Furthermore, openssl rand uses a Cryptographically Secure Pseudo-Random Number Generator (CSPRNG), making the generated passwords cryptographically secure*. Also it has more predicatable outcome across different Linux distributions.

The Real Challenge: Defending the Code

I submitted my Pull Request (PR), expecting a quick merge. Instead, a senior contributor commented: “Maybe it’s worth using a simpler and lighter program - pwgen?”

This was a critical moment. I could have blindly agreed or stubbornly argued. Instead, I analyzed the software architecture as a whole.

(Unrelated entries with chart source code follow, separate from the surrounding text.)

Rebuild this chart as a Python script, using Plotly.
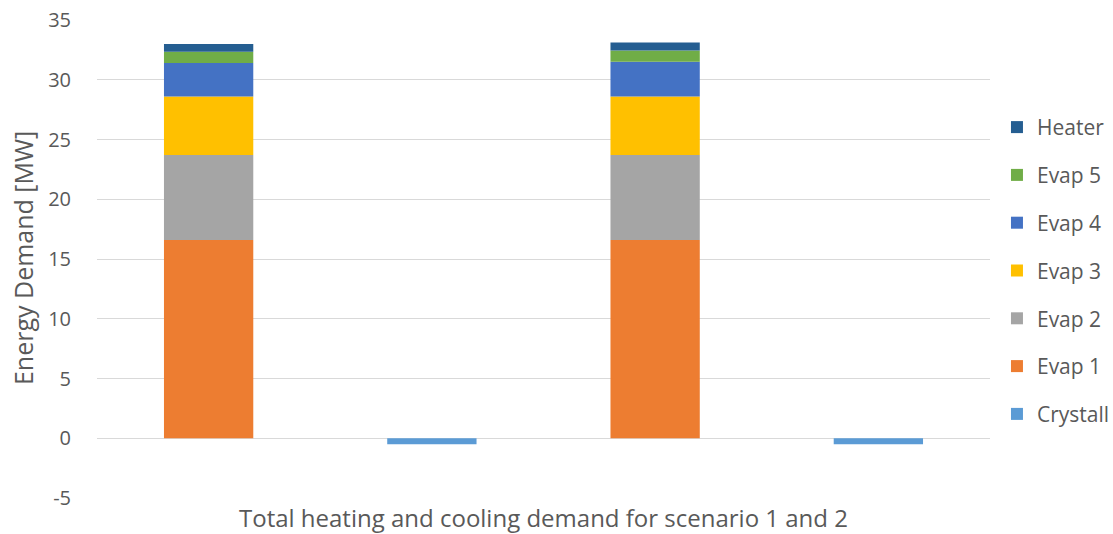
import plotly.graph_objects as go

categories = [0, 1, 2, 3]
series_names = ["Crystall", "Evap 1", "Evap 2", "Evap 3", "Evap 4", "Evap 5", "Heater"]
crystall = [None, -0.5, None, -0.5]
evap1 = [16.6, None, 16.6, None]
evap2 = [7.1, None, 7.1, None]
evap3 = [4.9, None, 4.9, None]
evap4 = [2.8, None, 2.9, None]
evap5 = [0.95, None, 0.95, None]
heater = [0.65, None, 0.67, None]
colors = ["#5B9BD5", "#ED7D31", "#A5A5A5", "#FFC000", "#4472C4", "#70AD47", "#255E91"]
y_ticks = [-5, 0, 5, 10, 15, 20, 25, 30, 35]
y_tick_labels = ["-5", "0", "5", "10", "15", "20", "25", "30", "35"]
x_title = "Total heating and cooling demand for scenario 1 and 2"
y_title = "Energy Demand [MW]"

values = [crystall, evap1, evap2, evap3, evap4, evap5, heater]
FONT = "Open Sans, Carlito, Calibri, sans-serif"
TXT = "#595959"

fig = go.Figure()
n = len(series_names)
for i, (name, vals, col) in enumerate(zip(series_names, values, colors)):
    fig.add_trace(go.Bar(
        x=categories, y=vals, name=name, legendgroup=name, legendrank=n - i,
        marker=dict(color=col, line=dict(width=0)), width=0.4,
    ))

fig.add_annotation(
    text=y_title, textangle=-90, xref="paper", yref="paper",
    x=-0.0834, y=0.501, xanchor="center", yanchor="middle", showarrow=False,
    font=dict(family=FONT, size=25, color=TXT),
)
fig.add_annotation(
    text=x_title, xref="paper", yref="paper",
    x=0.5, y=-0.0404, xanchor="center", yanchor="middle", showarrow=False,
    font=dict(family=FONT, size=24, color=TXT),
)

fig.update_layout(
    barmode="relative",
    width=1113, height=534,
    margin=dict(l=97, r=123, t=19.5, b=36.3, pad=0, autoexpand=False),
    paper_bgcolor="white", plot_bgcolor="white",
    font=dict(family=FONT, color=TXT, size=16),
    showlegend=True,
    legend=dict(
        traceorder="grouped", tracegroupgap=17.5,
        x=1.0078, xanchor="left", y=0.475, yanchor="middle",
        font=dict(family=FONT, size=21, color=TXT),
        itemwidth=30, bgcolor="rgba(0,0,0,0)",
    ),
    xaxis=dict(
        range=[-0.5, 3.5], showticklabels=False, showgrid=False, zeroline=False,
        ticks="", showline=False, automargin=False,
    ),
    yaxis=dict(
        range=[-5, 35], tickvals=y_ticks, ticktext=y_tick_labels,
        showgrid=True, gridcolor="#D9D9D9", gridwidth=1.3,
        zeroline=True, zerolinecolor="#D9D9D9", zerolinewidth=1.3,
        showline=False, ticks="", ticklabelstandoff=25, automargin=False,
        tickfont=dict(family=FONT, size=20, color=TXT),
    ),
)

fig.write_html(
    "out.html",
    config={"displayModeBar": False},
    post_script="document.body.style.margin='0';document.body.style.overflow='hidden';",
)
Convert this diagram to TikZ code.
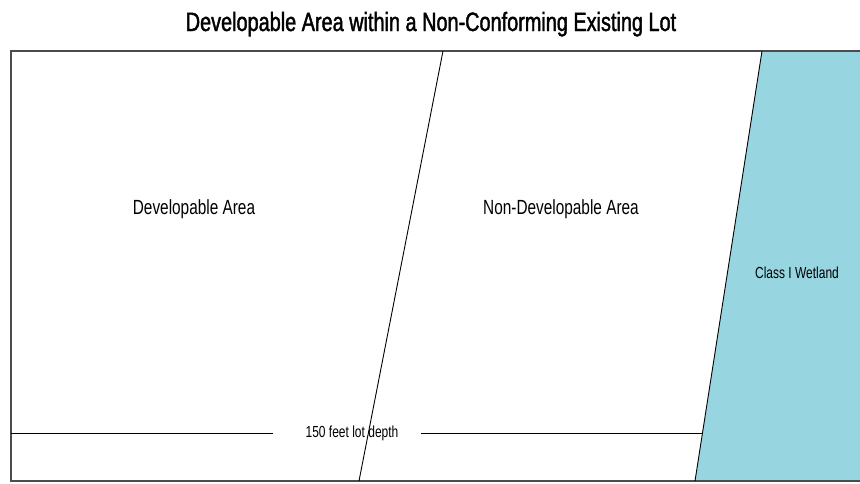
\documentclass[tikz,border=0pt]{standalone}
\usepackage{fontspec}
\setmainfont[FakeStretch=0.75]{Liberation Sans}
\newfontfamily\titlefont[FakeStretch=0.75,FakeBold=1.5]{Liberation Sans}
\definecolor{wet}{HTML}{97D6E0}
\begin{document}
\begin{tikzpicture}[x=1pt,y=-1pt,
  lbl/.style={inner sep=0pt,font=\fontsize{20.5}{23}\selectfont},
  small/.style={inner sep=0pt,font=\fontsize{16}{18}\selectfont},
  border/.style={draw=black!70,line width=1.2pt},
  edge/.style={draw=black,line width=0.9pt}]
\useasboundingbox (0,0) rectangle (860,483);
% wetland
\coordinate (wtop) at (762,51);
\coordinate (wbot) at (695,481);
\coordinate (dtop) at (443,51);
\coordinate (dbot) at (359,481);
\fill[wet] (wtop) -- (860,51) -- (860,481) -- (wbot) -- cycle;
% lot border
\draw[border] (860,51) -- (11,51) -- (11,481) -- (860,481);
% slanted lines
\draw[edge] (dtop) -- (dbot);
\draw[edge] (wtop) -- (wbot);
% title
\node[inner sep=0pt,anchor=base,font=\titlefont\fontsize{26.5}{29}\selectfont] (title) at (431,31) {Developable Area within a Non-Conforming Existing Lot};
% area labels
\node[lbl] (dev) at (194,209) {Developable Area};
\node[lbl] (nondev) at (561,209) {Non-Developable Area};
\node[small] (wl) at (797,273) {Class I Wetland};
% dimension
\node[small] (dim) at (352,433) {150 feet lot depth};
\coordinate (dl) at (11,433);
\coordinate (dr) at (703,433);
\draw[edge,line width=0.8pt] (dl) -- (273,433);
\draw[edge,line width=0.8pt] (421,433) -- (dr);
\end{tikzpicture}
\end{document}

I explained that while pwgen is small, it is not universally available. On minimal Linux distributions like Alpine, installing pwgen requires adding third-party repositories—a significant hurdle for an automated script. More importantly, the installation script already relies on curl to download files, and curl implicitly depends on OpenSSL.

OpenSSL wasn’t an “extra dependency”; it was an existing, ubiquitous core utility waiting to be utilized.

I replied politely, explaining the architectural trade-offs: cross-distribution compatibility, the implicit curl dependency, and the cryptographic security of CSPRNG. The reviewer was satisfied, and the core maintainer not only approved my logic but asked me to apply the patch to all other scripts in the repository.

And that is how I got my first PR merged! 🌟


In the End:

By fixing this 6-line function, I wasn’t just optimizing a script; I was lowering the barrier for the entire 3x-ui community.

For many users running on low budget “potato” VPSs, this change meant the difference between a successful deployment and a frustrated system reboot. We turned a 6-second CPU-melting process (Or even led to force-reboot scenario) into a near-instantaneous operation, significantly saving installation time and reducing technical hurdles. In the world of open source, sometimes the smallest technical tweaks provide the most significant accessibility wins for users worldwide.


*openssl rand uses a Cryptographically Secure Pseudo-Random Number Generator (CSPRNG) — meaning the generated values are computationally infeasible to predict, even if an attacker knows previous outputs.